In under-saturated CSG reservoirs (cleats are 100% saturated with water) water extraction, known as de-watering operation, can result in coal compaction and reduction of permeability. Matrix shrinkage depends on the amount of gas desorbed from coal matrix. Since very little gas is produced from coal seam during the de-watering stage, matrix shrinkage has negligible impact on permeability change at this stage. Hence, rock compaction becomes the dominant factor reducing coal permeability. As more gas is extracted from coal, matrix shrinkage effect starts to play a more significant role. Coal permeability may rebound when matrix shrinkage effect cancels out the compaction effect and the pressure at which permeability starts to increase is known as the rebound pressure. Figure.2 shows the theoretical permeability change versus average reservoir pressure for an under-saturated CSG reservoir.
Low porosity coals are more prone to permeability enhancement than higher porosity coals. I will make a simple example to describe this. For a coal sample with a cleat porosity of only 0.1%, matrix part of the sample is 99.9%. If matrix shrinks only by a small amount due to gas desorption, (let us say from 99.9% to 99.8%), cleat porosity doubles. Based on the Carmen-Kozeny equation, permeability of the fracture network should increase by a factor of 8 (0.2/0.1)^3. Now let us assume that the cleat porosity of the coal sample was 1% (99% matrix). To achieve the same permeability increase (8 times), matrix should shrink from 99% to 98%, which is one order of magnitude higher than the previous case (0.1%).

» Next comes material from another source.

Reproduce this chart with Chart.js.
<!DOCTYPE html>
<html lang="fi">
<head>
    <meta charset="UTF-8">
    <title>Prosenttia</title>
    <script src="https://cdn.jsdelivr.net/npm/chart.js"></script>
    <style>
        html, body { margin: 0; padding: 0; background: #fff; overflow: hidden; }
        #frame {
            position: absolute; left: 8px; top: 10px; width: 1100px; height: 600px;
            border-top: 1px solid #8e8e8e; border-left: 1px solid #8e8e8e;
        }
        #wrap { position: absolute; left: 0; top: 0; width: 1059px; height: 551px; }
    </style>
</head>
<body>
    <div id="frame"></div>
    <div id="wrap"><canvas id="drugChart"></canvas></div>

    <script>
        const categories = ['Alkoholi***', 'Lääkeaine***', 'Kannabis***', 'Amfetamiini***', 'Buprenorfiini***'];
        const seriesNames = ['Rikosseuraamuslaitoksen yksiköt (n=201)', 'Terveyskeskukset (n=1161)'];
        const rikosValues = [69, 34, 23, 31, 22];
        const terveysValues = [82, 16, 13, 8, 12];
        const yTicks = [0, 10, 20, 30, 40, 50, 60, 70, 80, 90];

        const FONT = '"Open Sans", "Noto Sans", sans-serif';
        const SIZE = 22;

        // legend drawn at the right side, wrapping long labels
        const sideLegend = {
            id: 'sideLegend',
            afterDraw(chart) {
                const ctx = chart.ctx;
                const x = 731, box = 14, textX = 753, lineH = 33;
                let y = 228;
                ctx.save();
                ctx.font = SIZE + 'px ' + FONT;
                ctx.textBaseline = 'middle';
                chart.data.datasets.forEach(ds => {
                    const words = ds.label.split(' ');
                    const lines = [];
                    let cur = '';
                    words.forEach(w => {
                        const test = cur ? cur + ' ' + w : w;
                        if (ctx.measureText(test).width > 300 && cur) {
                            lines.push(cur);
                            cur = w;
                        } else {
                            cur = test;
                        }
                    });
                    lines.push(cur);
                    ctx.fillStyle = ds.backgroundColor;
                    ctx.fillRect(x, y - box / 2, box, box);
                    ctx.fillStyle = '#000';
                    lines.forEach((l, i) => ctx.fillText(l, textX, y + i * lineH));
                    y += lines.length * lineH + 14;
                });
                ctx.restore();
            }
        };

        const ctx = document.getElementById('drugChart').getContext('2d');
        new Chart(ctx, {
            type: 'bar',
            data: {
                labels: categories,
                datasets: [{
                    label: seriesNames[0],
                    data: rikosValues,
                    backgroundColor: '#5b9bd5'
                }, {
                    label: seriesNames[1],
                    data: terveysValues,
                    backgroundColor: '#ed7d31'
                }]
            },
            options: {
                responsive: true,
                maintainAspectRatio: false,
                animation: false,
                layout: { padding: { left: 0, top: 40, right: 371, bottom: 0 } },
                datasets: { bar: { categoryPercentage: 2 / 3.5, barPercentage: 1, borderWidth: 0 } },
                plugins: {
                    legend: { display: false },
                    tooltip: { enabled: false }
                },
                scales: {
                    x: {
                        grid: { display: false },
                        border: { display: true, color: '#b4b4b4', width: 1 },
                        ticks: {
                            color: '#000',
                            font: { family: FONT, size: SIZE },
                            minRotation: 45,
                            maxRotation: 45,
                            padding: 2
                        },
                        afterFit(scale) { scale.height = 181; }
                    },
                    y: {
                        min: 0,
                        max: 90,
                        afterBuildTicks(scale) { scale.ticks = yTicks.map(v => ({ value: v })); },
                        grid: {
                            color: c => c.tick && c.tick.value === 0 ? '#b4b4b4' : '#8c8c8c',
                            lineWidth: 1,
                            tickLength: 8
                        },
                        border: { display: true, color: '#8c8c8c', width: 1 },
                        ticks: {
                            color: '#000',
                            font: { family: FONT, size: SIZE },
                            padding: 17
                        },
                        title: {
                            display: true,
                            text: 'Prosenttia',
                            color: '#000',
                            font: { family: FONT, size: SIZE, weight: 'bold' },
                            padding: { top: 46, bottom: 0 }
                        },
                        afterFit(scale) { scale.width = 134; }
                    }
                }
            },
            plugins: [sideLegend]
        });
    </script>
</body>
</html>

Higher shrinkage is needed in high porosity coals to achieve permeability enhancement. One particular field example is the Fairview Field, a prolific CSG reservoir in eastern Australia, where multiple coal seams are intersected in the Bandanna Formation. Some coal seams have high porosity (2-3%) while others show lower porosity. Rate transient analysis (RTA) and time-lapse pressure transient analysis (PTA) were conducted to investigate permeability enhancement in two wells. The well that intersected high porosity coal seams exhibits permeability enhancement by a factor of ~3, despite huge cumulative gas production, while the one intersected lower porosity coals shows permeability enhancement by more than one order of magnitude.
Time-lapse PTA, production history matching and rate transient analysis have been performed to investigate magnitude and functional form of permeability enhancement for producing wells in different Basins (See Table.1). All of these techniques require a CSG well to produce gas for a sufficient time to identify permeability change. For newly drilled well, mathematical models, incorporating shrinkage and geo-mechanical data can be utilized to predict permeability enhancement as a function of reservoir pressure similar to Figure 2 (the permeability data of this figure were calculated using Palmer-Mansoori model).
The magnitude of permeability change reported for CSG wells in the San Juan and Bowen Basins ranges from very small number up to 2 orders of magnitude. The functional form of permeability change for 28 CSG wells, located in the Fairway of San Juan Basin, is exponential. The functional form of permeability can be obtained by performing time-lapse PTA (at least 3 points during the life of the well) or production history matching techniques. The former is a more robust technique while the latter is subjected to uncertainty in flowing bottom-hole pressure data and other reservoir parameters.